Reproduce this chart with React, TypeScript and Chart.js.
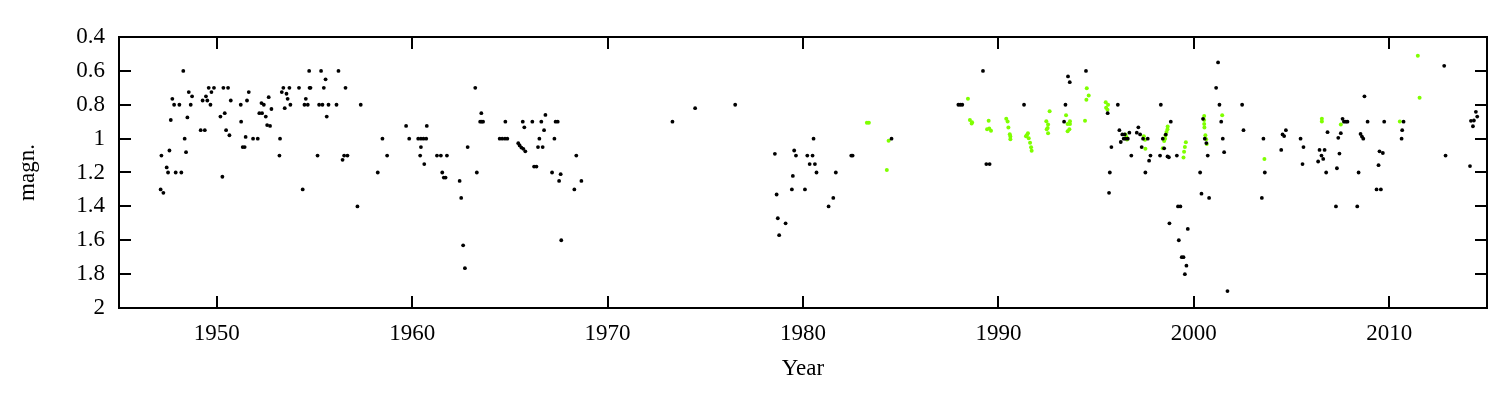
import React, { useEffect, useRef } from "react";
import { Chart, registerables } from "chart.js";

Chart.register(...registerables);

// X axis: year, Y axis: magnitude (reversed)
const xTickValues = [1950, 1960, 1970, 1980, 1990, 2000, 2010];
const yTickValues = [0.4, 0.6, 0.8, 1, 1.2, 1.4, 1.6, 1.8, 2];
const yTickLabels = ["0.4", "0.6", "0.8", "1", "1.2", "1.4", "1.6", "1.8", "2"];

// Black series
const blackYear = [
  1947.13, 1947.27, 1947.17, 1947.44, 1947.51, 1947.58, 1947.65, 1947.73, 1947.82, 1947.90,
  1948.09, 1948.19, 1948.29, 1948.36, 1948.43, 1948.50, 1948.57, 1948.67, 1948.74, 1949.18,
  1949.39, 1949.28, 1949.45, 1949.52, 1949.59, 1949.73, 1949.68, 1949.86, 1950.19, 1950.29,
  1950.34, 1950.41, 1950.48, 1950.58, 1950.65, 1950.72, 1951.23, 1951.25, 1951.33, 1951.43,
  1951.48, 1951.55, 1951.64, 1951.86, 1952.10, 1952.18, 1952.32, 1952.29, 1952.41, 1952.51,
  1952.58, 1952.73, 1952.66, 1952.80, 1953.21, 1953.24, 1953.33, 1953.41, 1953.48, 1953.57,
  1953.63, 1953.72, 1953.77, 1954.21,
  1954.40, 1954.56, 1954.49, 1954.66, 1954.73, 1954.75, 1954.80, 1955.16, 1955.24, 1955.41,
  1955.34, 1955.48, 1955.57, 1955.63, 1955.72, 1956.13, 1956.23, 1956.44, 1956.52, 1956.69,
  1956.59, 1957.20, 1957.37, 1958.24, 1958.48, 1958.72, 1959.69, 1959.85, 1960.31, 1960.45,
  1960.58, 1960.72, 1960.75, 1960.45, 1960.41, 1960.62, 1961.27, 1961.47, 1961.78, 1961.54,
  1961.62, 1961.71, 1962.43, 1962.51, 1962.84, 1962.61, 1962.70, 1963.23, 1963.31,
  1963.54, 1963.48, 1963.56, 1963.63, 1964.77, 1964.48, 1964.61, 1964.75, 1964.87, 1965.43,
  1965.50, 1965.59, 1965.69, 1965.79, 1965.66, 1965.74, 1966.15, 1966.24, 1966.36, 1966.51,
  1966.44, 1966.68, 1966.61, 1966.75, 1966.82, 1967.34, 1967.45, 1967.28, 1967.16, 1967.52,
  1967.60, 1967.63, 1968.30, 1968.40, 1968.66,
  1973.32, 1974.48, 1976.53,
  1978.56, 1978.65, 1978.71, 1978.78, 1979.11, 1979.43, 1979.48, 1979.55, 1979.64, 1980.10,
  1980.22, 1980.49, 1980.34, 1980.61, 1980.54, 1980.69, 1981.31, 1981.55, 1981.68, 1982.47,
  1982.54, 1984.53,
  1987.95, 1988.05, 1988.15, 1989.21, 1989.38, 1989.55, 1991.31, 1993.43, 1993.36, 1993.56,
  1993.65, 1994.48, 1995.59, 1995.70, 1995.66,
  1995.78, 1996.11, 1996.19, 1996.26, 1996.34, 1996.46, 1996.41, 1996.50, 1996.62, 1996.70,
  1996.80, 1997.08, 1997.16, 1997.25, 1997.40, 1997.33, 1997.52, 1997.64, 1997.71, 1997.78,
  1998.31, 1998.27, 1998.41, 1998.48, 1998.56, 1998.65, 1998.72, 1998.82, 1999.13, 1999.19,
  1999.31, 1998.75, 1999.23, 1999.69, 1999.38, 1999.47, 1999.62, 1999.54, 2000.32, 2000.39,
  2000.78, 2000.47, 2000.56, 2000.64, 2000.71, 2001.14, 2001.24, 2001.31, 2001.40, 2001.48,
  2001.55, 2001.72, 2002.47, 2002.54,
  2003.48, 2003.56, 2003.63, 2004.47, 2004.54, 2004.62, 2004.71, 2005.46, 2005.56, 2005.61,
  2006.36, 2006.43, 2006.69, 2006.53, 2006.62, 2006.77, 2006.84, 2007.27, 2007.32, 2007.39,
  2007.45, 2007.52, 2007.61, 2007.68, 2007.78, 2007.86, 2008.36, 2008.43, 2008.53, 2008.60,
  2008.67, 2008.73, 2008.89, 2009.35, 2009.57, 2009.45, 2009.50, 2009.67, 2009.74, 2010.63,
  2010.66, 2010.73, 2012.81, 2012.88, 2014.13, 2014.18, 2014.33, 2014.28, 2014.43, 2014.50,
];
const blackMag = [
  1.30, 1.32, 1.10, 1.17, 1.20, 1.07, 0.89, 0.765, 0.80, 1.20,
  0.80, 1.20, 0.60, 1.00, 1.08, 0.875, 0.725, 0.80, 0.75, 0.95,
  0.95, 0.775, 0.75, 0.775, 0.70, 0.725, 0.80, 0.70, 0.87, 1.225,
  0.70, 0.85, 0.95, 0.70, 0.98, 0.775, 0.80, 0.90, 1.05, 1.05,
  0.99, 0.775, 0.725, 1.00, 1.00, 0.85, 0.85, 0.79, 0.80, 0.87,
  0.92, 0.925, 0.755, 0.825, 1.10, 1.00, 0.725, 0.70, 0.82, 0.735,
  0.765, 0.70, 0.80, 0.70,
  1.30, 0.765, 0.80, 0.80, 0.60, 0.70, 0.70, 1.10, 0.80, 0.80,
  0.60, 0.70, 0.65, 0.87, 0.80, 0.80, 0.60, 1.125, 1.10, 1.10,
  0.70, 1.40, 0.80, 1.20, 1.00, 1.10, 0.925, 1.00, 1.00, 1.00,
  1.00, 1.00, 0.925, 1.05, 1.10, 1.15, 1.10, 1.10, 1.10, 1.20,
  1.23, 1.23, 1.25, 1.35, 1.05, 1.63, 1.765, 0.70, 1.20,
  0.85, 0.90, 0.90, 0.90, 0.90, 1.00, 1.00, 1.00, 1.00, 1.027,
  1.04, 1.053, 1.06, 1.075, 0.90, 0.933, 0.90, 1.165, 1.165, 1.00,
  1.05, 1.05, 0.90, 0.95, 0.86, 0.90, 0.90, 1.00, 1.20, 1.25,
  1.21, 1.60, 1.30, 1.10, 1.25,
  0.90, 0.82, 0.80,
  1.09, 1.33, 1.47, 1.57, 1.50, 1.30, 1.22, 1.07, 1.10, 1.30,
  1.10, 1.10, 1.15, 1.15, 1.00, 1.20, 1.40, 1.35, 1.20, 1.10,
  1.10, 1.00,
  0.80, 0.80, 0.80, 0.60, 1.15, 1.15, 0.80, 0.80, 0.90, 0.633,
  0.667, 0.60, 0.85, 1.20, 1.32,
  1.05, 0.80, 0.95, 1.02, 0.975, 0.975, 1.00, 1.00, 1.00, 0.965,
  1.10, 0.965, 0.933, 0.975, 1.00, 1.05, 1.20, 1.00, 1.13, 1.10,
  0.80, 1.10, 1.00, 1.057, 0.976, 1.105, 1.11, 0.90, 1.10, 1.40,
  1.40, 1.50, 1.60, 1.533, 1.70, 1.70, 1.75, 1.80, 1.20, 1.325,
  1.35, 0.883, 1.00, 1.026, 1.10, 0.70, 0.55, 0.80, 0.90, 1.00,
  1.08, 1.90, 0.80, 0.95,
  1.35, 1.00, 1.20, 1.067, 0.975, 0.985, 0.95, 1.00, 1.15, 1.05,
  1.135, 1.067, 1.067, 1.10, 1.12, 1.20, 0.962, 1.40, 1.175, 0.995,
  1.088, 0.968, 0.883, 0.90, 0.90, 0.90, 1.40, 1.20, 0.972, 0.988,
  1.00, 0.75, 0.90, 1.30, 1.30, 1.157, 1.075, 1.085, 0.90, 1.00,
  0.95, 0.90, 0.57, 1.10, 1.162, 0.895, 0.893, 0.927, 0.842, 0.87,
];

// Green series
const greenYear = [
  1983.27, 1983.37, 1984.38, 1984.29, 1988.44, 1988.54, 1988.65, 1988.63, 1989.50, 1989.42,
  1989.53, 1989.62, 1990.40, 1990.47, 1990.51, 1990.58, 1990.61, 1990.61, 1991.41, 1991.45,
  1991.51, 1991.55, 1991.62, 1991.67, 1991.70, 1992.62, 1992.45, 1992.54, 1992.52, 1992.47,
  1992.54, 1993.46, 1993.54, 1993.66, 1993.66, 1993.63, 1993.54, 1994.52, 1994.62, 1994.50,
  1994.43, 1995.49, 1995.61, 1995.51, 1995.58, 1996.50, 1996.55, 1996.58, 1997.44, 1997.50,
  1997.52, 1998.66, 1998.65, 1998.60, 1998.55, 1998.53, 1998.48, 1998.41, 1999.59, 1999.54,
  1999.50, 1999.47, 2000.53, 2000.53, 2000.53, 2000.54, 2000.59, 2000.63, 2000.66, 2001.45,
  2003.61, 2006.55, 2006.55, 2007.52, 2010.54, 2011.46, 2011.55,
];
const greenMag = [
  0.907, 0.907, 1.013, 1.185, 0.765, 0.89, 0.903, 0.91, 0.895, 0.944,
  0.94, 0.954, 0.883, 0.899, 0.935, 0.974, 0.988, 1.004, 0.986, 0.98,
  0.968, 0.998, 1.025, 1.051, 1.072, 0.838, 0.897, 0.917, 0.937, 0.944,
  0.968, 0.862, 0.913, 0.913, 0.897, 0.944, 0.956, 0.702, 0.746, 0.771,
  0.895, 0.785, 0.80, 0.818, 0.83, 0.975, 0.99, 1.005, 0.986, 1.006,
  1.06, 0.929, 0.945, 0.961, 0.98, 1.0, 1.014, 1.057, 1.022, 1.049,
  1.077, 1.112, 0.866, 0.89, 0.913, 0.935, 0.98, 1.004, 1.031, 0.862,
  1.12, 0.883, 0.899, 0.917, 0.899, 0.511, 0.759,
];

const FONT = "'Liberation Serif', 'Times New Roman', serif";

const framePlugin = {
  id: "frame",
  afterDatasetsDraw(chart: any) {
    const { ctx, chartArea, scales } = chart;
    const { left, right, top, bottom } = chartArea;
    const tl = 12;
    ctx.save();
    ctx.strokeStyle = "#000";
    ctx.lineWidth = 2;
    ctx.beginPath();
    xTickValues.forEach((v) => {
      const x = Math.round(scales.x.getPixelForValue(v));
      ctx.moveTo(x, bottom);
      ctx.lineTo(x, bottom - tl);
      ctx.moveTo(x, top);
      ctx.lineTo(x, top + tl);
    });
    yTickValues.forEach((v) => {
      const y = Math.round(scales.y.getPixelForValue(v));
      ctx.moveTo(left, y);
      ctx.lineTo(left + tl, y);
      ctx.moveTo(right, y);
      ctx.lineTo(right - tl, y);
    });
    ctx.stroke();
    ctx.strokeRect(left, top, right - left, bottom - top);
    ctx.restore();
  },
};

export default function App() {
  const ref = useRef<HTMLCanvasElement>(null);
  useEffect(() => {
    if (!ref.current) return;
    const black = blackYear.map((x, i) => ({ x, y: blackMag[i] }));
    const green = greenYear.map((x, i) => ({ x, y: greenMag[i] }));
    const chart = new Chart(ref.current, {
      type: "scatter",
      data: {
        datasets: [
          {
            data: black,
            backgroundColor: "#000",
            borderWidth: 0,
            pointRadius: 1.9,
            pointBorderWidth: 0,
          },
          {
            data: green,
            backgroundColor: "#7fff00",
            borderWidth: 0,
            pointRadius: 2,
            pointBorderWidth: 0,
          },
        ],
      },
      options: {
        animation: false,
        responsive: false,
        events: [],
        layout: { padding: { top: 37, right: 13, left: 0, bottom: 0 } },
        plugins: { legend: { display: false }, tooltip: { enabled: false } },
        scales: {
          x: {
            type: "linear",
            min: 1945,
            max: 2015,
            grid: { display: false, drawTicks: false },
            border: { display: false },
            afterBuildTicks: (s: any) => {
              s.ticks = xTickValues.map((v) => ({ value: v }));
            },
            afterFit: (s: any) => {
              s.height = 85;
            },
            ticks: {
              padding: 12,
              color: "#000",
              font: { family: FONT, size: 23 },
              maxRotation: 0,
              callback: (v: any) => String(v),
            },
            title: {
              display: true,
              text: "Year",
              color: "#000",
              font: { family: FONT, size: 23 },
              padding: { top: 0, bottom: 10 },
            },
          },
          y: {
            type: "linear",
            min: 0.4,
            max: 2,
            reverse: true,
            grid: { display: false, drawTicks: false },
            border: { display: false },
            afterBuildTicks: (s: any) => {
              s.ticks = yTickValues.map((v) => ({ value: v }));
            },
            afterFit: (s: any) => {
              s.width = 119;
            },
            ticks: {
              padding: 14,
              color: "#000",
              font: { family: FONT, size: 23 },
              callback: (_v: any, i: number) => yTickLabels[i],
            },
            title: {
              display: true,
              text: "magn.",
              color: "#000",
              font: { family: FONT, size: 23 },
              padding: { top: 14, bottom: 0 },
            },
          },
        },
      },
      plugins: [framePlugin],
    });
    return () => chart.destroy();
  }, []);
  return (
    <div style={{ position: "absolute", left: 0, top: 0, width: 1500, height: 393, background: "#fff" }}>
      <canvas ref={ref} width={1500} height={393} style={{ display: "block" }} />
    </div>
  );
}
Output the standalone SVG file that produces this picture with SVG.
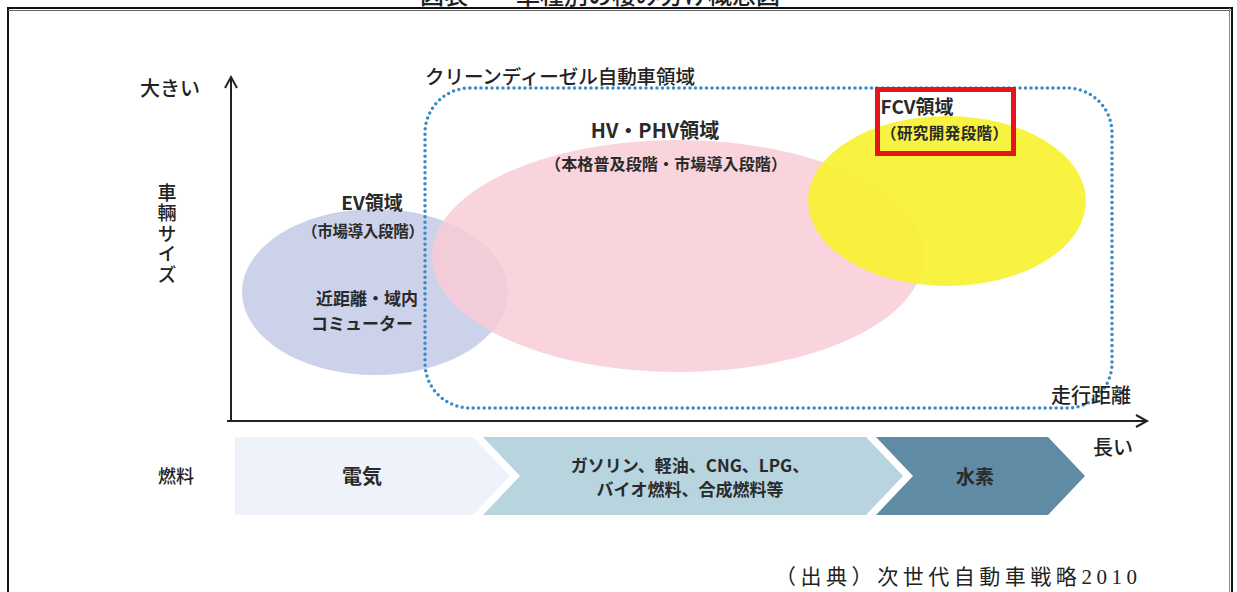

==*==

● **AIM OF THE TASK**
Provide the number of lines in the data above that contain the string "with", and nothing else.

● **COMPLETE RESPONSE**
2